-- start of Material --

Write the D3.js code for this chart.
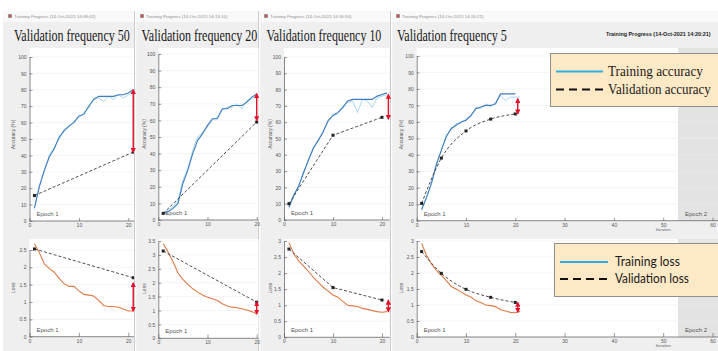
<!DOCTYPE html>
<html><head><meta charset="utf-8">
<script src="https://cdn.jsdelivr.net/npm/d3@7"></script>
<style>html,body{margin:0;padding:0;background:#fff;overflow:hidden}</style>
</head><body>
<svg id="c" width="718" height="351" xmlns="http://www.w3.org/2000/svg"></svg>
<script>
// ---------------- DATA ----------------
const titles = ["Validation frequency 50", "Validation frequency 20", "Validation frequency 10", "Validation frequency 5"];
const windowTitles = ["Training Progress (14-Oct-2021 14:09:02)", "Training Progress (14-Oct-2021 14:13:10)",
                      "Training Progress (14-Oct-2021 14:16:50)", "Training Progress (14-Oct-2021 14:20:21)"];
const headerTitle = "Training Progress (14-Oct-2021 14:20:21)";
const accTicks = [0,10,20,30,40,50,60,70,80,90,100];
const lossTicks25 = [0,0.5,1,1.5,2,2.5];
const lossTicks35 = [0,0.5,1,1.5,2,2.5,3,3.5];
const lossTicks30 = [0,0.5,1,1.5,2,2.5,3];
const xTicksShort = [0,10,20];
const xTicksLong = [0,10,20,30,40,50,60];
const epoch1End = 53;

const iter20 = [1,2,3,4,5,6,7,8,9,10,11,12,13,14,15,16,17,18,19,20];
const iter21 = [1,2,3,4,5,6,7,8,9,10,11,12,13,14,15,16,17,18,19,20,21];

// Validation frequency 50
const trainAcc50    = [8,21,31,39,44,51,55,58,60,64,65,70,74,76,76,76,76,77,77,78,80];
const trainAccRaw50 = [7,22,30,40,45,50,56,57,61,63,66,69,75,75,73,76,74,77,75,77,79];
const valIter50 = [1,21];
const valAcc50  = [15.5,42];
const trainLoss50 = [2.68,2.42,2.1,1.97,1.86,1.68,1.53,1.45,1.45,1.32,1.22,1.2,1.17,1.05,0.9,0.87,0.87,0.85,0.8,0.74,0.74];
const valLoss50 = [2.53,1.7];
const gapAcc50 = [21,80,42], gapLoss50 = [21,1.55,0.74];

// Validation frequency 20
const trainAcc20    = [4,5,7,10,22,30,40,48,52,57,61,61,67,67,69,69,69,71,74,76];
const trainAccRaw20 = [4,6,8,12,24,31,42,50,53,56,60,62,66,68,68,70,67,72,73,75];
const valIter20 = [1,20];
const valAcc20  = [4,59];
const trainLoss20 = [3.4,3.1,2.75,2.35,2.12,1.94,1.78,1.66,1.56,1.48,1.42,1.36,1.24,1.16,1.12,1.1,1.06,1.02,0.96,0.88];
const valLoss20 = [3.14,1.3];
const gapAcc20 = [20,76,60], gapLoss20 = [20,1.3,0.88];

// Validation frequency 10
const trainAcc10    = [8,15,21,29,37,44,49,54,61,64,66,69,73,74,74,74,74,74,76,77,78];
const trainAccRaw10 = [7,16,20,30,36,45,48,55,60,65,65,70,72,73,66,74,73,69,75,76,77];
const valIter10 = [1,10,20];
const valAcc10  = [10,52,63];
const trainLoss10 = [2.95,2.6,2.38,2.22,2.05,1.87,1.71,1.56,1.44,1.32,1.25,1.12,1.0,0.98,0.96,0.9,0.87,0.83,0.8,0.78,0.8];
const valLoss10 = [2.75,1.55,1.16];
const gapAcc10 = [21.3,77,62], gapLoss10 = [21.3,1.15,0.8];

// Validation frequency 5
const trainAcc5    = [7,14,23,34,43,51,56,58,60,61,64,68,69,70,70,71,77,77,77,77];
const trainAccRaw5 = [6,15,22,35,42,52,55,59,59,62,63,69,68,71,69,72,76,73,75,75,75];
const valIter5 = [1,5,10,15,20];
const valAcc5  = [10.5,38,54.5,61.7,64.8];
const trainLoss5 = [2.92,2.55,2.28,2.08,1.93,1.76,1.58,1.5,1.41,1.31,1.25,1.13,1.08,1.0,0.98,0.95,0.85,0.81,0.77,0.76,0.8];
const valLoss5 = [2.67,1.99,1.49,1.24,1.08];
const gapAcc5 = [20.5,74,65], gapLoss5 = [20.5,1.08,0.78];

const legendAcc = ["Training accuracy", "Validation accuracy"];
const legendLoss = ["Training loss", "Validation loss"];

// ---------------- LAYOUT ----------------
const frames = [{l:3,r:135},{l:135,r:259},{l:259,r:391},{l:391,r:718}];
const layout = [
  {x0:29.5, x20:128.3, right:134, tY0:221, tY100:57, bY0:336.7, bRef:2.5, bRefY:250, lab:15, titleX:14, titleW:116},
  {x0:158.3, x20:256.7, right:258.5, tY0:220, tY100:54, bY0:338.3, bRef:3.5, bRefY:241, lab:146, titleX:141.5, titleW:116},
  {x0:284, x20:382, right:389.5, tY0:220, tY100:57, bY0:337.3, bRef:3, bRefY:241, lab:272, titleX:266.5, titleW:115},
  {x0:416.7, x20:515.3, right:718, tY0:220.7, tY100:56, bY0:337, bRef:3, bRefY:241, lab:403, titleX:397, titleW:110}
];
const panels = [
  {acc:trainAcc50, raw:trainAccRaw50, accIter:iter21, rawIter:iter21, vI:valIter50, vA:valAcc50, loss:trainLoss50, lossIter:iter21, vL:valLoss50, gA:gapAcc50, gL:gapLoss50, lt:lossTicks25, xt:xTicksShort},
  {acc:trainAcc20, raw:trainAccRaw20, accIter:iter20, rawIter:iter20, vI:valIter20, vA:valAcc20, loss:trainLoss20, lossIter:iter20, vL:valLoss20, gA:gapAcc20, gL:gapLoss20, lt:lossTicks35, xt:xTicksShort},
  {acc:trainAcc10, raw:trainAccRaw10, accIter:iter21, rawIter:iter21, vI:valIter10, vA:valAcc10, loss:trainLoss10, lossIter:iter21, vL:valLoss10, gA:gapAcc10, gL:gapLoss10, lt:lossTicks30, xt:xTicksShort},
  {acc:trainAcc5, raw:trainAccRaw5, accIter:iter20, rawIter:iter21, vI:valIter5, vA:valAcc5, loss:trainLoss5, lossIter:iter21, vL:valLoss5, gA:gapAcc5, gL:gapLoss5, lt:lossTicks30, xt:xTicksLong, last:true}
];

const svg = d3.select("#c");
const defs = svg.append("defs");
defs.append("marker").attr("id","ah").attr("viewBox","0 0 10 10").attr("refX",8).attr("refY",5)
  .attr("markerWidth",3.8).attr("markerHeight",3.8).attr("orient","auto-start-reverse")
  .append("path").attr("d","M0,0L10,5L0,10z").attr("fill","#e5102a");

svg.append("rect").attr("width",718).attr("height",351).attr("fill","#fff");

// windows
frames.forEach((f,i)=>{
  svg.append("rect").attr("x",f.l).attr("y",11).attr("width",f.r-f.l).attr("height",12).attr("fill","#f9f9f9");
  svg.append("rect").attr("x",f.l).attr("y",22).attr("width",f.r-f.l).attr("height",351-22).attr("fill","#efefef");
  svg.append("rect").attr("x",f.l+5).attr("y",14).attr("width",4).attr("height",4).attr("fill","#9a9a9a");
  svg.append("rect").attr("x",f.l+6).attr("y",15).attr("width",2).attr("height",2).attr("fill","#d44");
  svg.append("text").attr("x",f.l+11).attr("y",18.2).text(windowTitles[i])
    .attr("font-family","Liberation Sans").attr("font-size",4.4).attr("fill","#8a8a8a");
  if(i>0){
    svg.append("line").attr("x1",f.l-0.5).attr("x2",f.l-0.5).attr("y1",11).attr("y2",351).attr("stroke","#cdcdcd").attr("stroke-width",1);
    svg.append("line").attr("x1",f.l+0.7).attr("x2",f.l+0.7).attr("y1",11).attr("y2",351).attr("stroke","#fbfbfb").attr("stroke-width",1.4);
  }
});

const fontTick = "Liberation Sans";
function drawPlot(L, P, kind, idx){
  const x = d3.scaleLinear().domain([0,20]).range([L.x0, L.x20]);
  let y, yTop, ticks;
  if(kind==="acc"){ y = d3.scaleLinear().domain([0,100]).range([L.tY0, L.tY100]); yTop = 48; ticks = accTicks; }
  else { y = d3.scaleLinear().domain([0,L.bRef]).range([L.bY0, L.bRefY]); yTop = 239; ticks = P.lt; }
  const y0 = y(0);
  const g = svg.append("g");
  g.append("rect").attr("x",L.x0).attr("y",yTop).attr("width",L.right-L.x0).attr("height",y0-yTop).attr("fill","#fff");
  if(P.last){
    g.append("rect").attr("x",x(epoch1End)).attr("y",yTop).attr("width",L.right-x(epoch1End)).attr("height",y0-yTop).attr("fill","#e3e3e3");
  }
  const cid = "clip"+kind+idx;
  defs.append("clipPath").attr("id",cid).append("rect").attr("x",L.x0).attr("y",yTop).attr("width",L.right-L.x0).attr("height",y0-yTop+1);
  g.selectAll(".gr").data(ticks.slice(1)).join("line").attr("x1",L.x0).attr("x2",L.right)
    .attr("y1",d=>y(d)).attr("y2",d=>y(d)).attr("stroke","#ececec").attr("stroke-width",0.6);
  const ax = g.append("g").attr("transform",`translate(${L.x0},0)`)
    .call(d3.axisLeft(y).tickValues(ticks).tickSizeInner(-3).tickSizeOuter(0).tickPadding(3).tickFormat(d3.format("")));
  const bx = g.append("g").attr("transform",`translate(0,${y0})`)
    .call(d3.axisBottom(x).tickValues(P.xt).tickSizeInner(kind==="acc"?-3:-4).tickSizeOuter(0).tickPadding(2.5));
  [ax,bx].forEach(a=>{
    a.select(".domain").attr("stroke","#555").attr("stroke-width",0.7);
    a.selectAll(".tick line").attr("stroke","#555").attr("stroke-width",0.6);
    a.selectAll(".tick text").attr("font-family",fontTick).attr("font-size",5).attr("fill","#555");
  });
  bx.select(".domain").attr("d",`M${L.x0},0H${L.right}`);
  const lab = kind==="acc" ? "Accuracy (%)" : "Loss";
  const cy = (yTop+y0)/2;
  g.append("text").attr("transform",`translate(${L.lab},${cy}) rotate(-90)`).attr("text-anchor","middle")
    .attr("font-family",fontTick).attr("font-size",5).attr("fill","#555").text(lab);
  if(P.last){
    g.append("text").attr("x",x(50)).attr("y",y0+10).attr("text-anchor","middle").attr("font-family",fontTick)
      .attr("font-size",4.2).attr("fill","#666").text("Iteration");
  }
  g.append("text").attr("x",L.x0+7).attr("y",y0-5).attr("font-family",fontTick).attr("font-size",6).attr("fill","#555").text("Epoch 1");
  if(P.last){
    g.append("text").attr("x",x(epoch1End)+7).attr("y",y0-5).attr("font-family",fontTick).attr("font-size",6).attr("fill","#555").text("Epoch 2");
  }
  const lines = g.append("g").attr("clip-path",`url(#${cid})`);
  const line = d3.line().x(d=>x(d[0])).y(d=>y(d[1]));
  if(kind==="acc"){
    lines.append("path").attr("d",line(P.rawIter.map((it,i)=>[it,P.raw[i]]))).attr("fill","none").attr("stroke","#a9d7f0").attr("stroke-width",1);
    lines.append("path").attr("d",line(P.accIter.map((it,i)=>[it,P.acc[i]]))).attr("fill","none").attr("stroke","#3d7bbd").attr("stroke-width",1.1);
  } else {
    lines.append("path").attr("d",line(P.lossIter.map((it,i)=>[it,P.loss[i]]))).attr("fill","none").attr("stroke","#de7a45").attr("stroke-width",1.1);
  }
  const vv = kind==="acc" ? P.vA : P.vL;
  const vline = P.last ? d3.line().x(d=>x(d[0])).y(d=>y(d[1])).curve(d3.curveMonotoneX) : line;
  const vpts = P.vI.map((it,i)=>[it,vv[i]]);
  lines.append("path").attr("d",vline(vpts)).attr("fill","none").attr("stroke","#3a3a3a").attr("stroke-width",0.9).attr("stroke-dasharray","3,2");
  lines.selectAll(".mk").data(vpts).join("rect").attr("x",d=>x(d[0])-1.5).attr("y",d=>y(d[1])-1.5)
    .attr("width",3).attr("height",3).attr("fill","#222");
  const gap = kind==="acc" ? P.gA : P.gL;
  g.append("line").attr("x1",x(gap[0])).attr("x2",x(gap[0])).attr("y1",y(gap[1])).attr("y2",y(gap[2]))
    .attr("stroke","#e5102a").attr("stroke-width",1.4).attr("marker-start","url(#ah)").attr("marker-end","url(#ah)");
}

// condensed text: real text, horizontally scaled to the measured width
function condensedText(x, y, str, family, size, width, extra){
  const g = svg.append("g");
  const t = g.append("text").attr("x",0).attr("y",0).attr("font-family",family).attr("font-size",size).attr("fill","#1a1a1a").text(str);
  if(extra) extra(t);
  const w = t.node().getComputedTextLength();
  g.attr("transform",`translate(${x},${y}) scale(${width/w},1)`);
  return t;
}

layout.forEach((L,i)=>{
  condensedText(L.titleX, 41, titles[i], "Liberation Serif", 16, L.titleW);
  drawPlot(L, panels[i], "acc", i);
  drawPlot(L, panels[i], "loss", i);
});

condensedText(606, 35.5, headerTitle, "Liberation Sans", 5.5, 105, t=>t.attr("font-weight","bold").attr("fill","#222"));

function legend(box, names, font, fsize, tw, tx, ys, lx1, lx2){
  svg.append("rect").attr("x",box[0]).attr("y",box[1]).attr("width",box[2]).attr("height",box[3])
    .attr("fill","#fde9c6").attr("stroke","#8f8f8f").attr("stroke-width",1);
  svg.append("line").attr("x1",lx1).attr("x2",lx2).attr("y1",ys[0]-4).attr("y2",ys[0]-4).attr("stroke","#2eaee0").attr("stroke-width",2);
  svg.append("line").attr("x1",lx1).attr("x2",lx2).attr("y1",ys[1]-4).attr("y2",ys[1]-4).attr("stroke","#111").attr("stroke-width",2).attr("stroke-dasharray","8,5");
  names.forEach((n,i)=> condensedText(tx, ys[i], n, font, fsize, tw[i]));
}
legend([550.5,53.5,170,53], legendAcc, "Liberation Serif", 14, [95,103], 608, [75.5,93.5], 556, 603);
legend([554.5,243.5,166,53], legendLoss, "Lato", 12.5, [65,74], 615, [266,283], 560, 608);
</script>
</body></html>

-- end of Material --
-- start of Material --

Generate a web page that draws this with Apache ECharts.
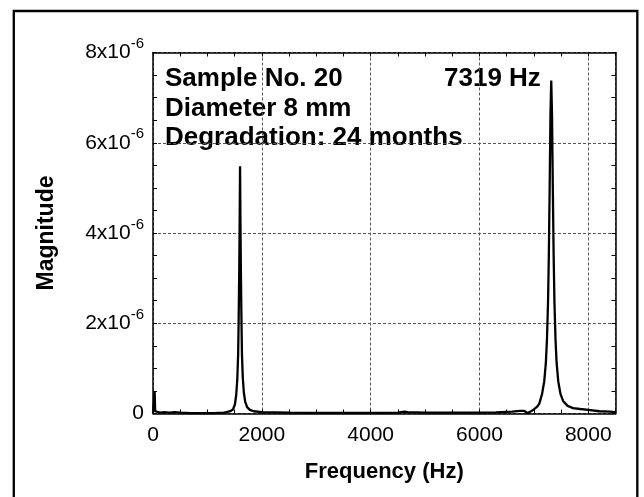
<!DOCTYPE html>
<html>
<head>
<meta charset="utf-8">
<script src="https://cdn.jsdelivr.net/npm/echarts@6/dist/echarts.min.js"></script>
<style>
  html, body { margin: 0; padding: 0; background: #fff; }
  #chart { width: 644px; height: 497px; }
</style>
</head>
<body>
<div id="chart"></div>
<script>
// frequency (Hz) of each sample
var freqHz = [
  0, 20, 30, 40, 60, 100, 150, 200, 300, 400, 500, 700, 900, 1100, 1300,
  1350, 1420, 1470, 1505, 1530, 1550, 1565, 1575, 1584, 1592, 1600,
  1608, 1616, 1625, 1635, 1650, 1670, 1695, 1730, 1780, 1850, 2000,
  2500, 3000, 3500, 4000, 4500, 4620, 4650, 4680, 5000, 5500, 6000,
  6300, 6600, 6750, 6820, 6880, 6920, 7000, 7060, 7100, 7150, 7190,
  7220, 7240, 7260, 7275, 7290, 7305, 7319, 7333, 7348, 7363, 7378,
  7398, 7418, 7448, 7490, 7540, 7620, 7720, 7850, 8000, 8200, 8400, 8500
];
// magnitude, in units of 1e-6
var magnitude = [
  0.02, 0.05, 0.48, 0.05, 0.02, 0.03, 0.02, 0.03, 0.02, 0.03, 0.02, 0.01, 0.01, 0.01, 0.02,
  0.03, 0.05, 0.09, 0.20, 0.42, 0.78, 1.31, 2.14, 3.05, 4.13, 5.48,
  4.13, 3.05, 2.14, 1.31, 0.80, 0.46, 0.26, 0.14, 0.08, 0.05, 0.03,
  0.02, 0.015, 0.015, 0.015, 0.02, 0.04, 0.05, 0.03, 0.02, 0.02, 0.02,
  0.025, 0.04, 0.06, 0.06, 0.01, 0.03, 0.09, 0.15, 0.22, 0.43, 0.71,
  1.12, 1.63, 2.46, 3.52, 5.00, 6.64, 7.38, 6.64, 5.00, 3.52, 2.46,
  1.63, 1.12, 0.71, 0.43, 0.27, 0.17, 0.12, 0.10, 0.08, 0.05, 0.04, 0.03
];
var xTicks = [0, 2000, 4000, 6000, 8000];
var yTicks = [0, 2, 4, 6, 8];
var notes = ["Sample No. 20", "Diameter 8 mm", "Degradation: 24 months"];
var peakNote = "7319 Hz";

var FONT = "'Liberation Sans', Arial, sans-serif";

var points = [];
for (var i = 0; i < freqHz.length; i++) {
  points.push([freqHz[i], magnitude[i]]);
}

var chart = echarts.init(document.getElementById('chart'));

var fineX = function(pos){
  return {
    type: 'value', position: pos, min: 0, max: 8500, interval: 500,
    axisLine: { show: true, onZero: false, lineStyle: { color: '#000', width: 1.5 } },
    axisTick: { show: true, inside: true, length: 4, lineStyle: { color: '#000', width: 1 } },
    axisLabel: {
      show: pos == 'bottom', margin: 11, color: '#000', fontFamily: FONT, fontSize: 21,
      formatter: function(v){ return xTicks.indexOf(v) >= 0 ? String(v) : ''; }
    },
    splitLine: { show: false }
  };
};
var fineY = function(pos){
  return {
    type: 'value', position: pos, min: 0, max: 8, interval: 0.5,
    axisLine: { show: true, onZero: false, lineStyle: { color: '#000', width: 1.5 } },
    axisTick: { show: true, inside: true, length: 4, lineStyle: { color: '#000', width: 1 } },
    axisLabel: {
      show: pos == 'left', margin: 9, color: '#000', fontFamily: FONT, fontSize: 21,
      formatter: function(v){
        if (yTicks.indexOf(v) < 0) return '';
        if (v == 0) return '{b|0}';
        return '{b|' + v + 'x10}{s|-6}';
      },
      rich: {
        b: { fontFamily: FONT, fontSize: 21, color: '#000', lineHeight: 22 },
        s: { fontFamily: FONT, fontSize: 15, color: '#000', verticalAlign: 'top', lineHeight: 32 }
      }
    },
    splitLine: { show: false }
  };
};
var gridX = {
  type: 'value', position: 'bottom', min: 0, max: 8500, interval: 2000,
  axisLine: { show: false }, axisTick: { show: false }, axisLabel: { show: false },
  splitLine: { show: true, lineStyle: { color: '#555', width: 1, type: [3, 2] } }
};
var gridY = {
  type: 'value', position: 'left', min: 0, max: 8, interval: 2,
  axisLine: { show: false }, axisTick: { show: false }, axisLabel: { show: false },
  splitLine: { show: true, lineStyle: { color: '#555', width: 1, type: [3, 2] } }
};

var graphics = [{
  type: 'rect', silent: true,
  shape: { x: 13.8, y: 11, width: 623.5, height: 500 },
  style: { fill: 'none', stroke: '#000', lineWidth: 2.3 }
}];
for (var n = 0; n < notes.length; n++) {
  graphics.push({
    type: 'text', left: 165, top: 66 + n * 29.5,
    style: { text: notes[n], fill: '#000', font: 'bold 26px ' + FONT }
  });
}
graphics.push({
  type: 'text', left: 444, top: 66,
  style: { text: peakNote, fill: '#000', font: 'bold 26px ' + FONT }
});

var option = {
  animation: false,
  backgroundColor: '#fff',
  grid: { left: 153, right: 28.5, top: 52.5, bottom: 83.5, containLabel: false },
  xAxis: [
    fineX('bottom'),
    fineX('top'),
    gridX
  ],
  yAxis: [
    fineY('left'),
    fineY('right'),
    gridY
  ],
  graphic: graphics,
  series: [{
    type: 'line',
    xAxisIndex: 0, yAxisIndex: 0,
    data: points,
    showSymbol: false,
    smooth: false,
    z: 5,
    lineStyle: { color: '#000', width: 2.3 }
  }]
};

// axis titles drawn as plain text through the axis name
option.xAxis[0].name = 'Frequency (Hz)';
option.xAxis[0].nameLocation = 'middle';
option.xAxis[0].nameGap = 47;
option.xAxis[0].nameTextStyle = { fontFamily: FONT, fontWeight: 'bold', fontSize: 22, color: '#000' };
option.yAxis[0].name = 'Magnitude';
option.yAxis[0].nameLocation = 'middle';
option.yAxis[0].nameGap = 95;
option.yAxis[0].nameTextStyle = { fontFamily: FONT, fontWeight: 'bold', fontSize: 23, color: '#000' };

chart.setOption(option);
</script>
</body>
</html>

-- end of Material --

### Instructions to follow
Return each line that includes "this".

### Written response
Write the D3.js code for this chart.
Generate a web page that draws this with Apache ECharts.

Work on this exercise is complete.